More importantly, Bryant said leaders of a union committee have recommended that members pass the new contract.

“I hope it passes,” he said.

If that happens tonight, Alabama Power and union members would avert a strike that would have included nearly 3,000 employees around the state.

In mid August, members of the union voted to allow the threat of a strike to be used as a bargaining tool. It is unclear whether union leaders ever made that threat official, but it is clear that some of the sticking points in the employee contract were changed.

Though union officials never publicly discussed hold-ups in the contract, many speculated that safety, seniority and benefit issues were at the heart of the dispute between Alabama Power Co. and the Brotherhood of Electrical Workers.

Most of the employees affected by the contract negotiations worked in generation, transmission and distribution, according to Hood. A number of those workers are employed at the Greene County Steam Plant.

While it appears Alabama Power has successfully negotiated through its union dilemma, a spokesman for Gulf States Paper Corp. said nothing has changed in the status of its contract dispute with union members.

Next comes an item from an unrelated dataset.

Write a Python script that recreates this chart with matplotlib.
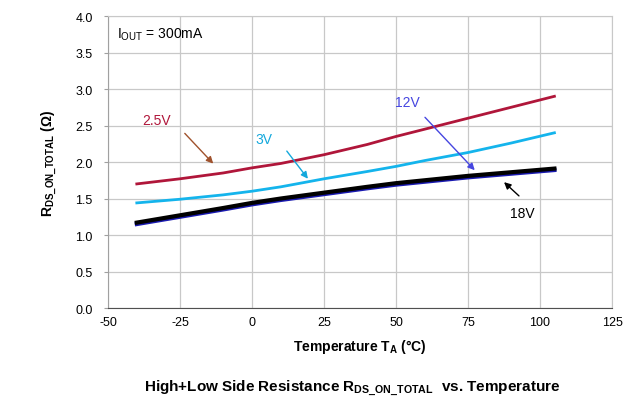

Dan Meissner said last week that company and union officials were again scheduled to hold further talks on a contract that has stalled since the first of the year. Members of the Paper, Allied-Industrial, Chemical and Energy Workers International Union have voted down a Gulf States contract three times.

Last week, a federal mediator again met with the two parties, though it appears no breakthroughs occurred.

“Not much has changed,” Meissner said on Monday.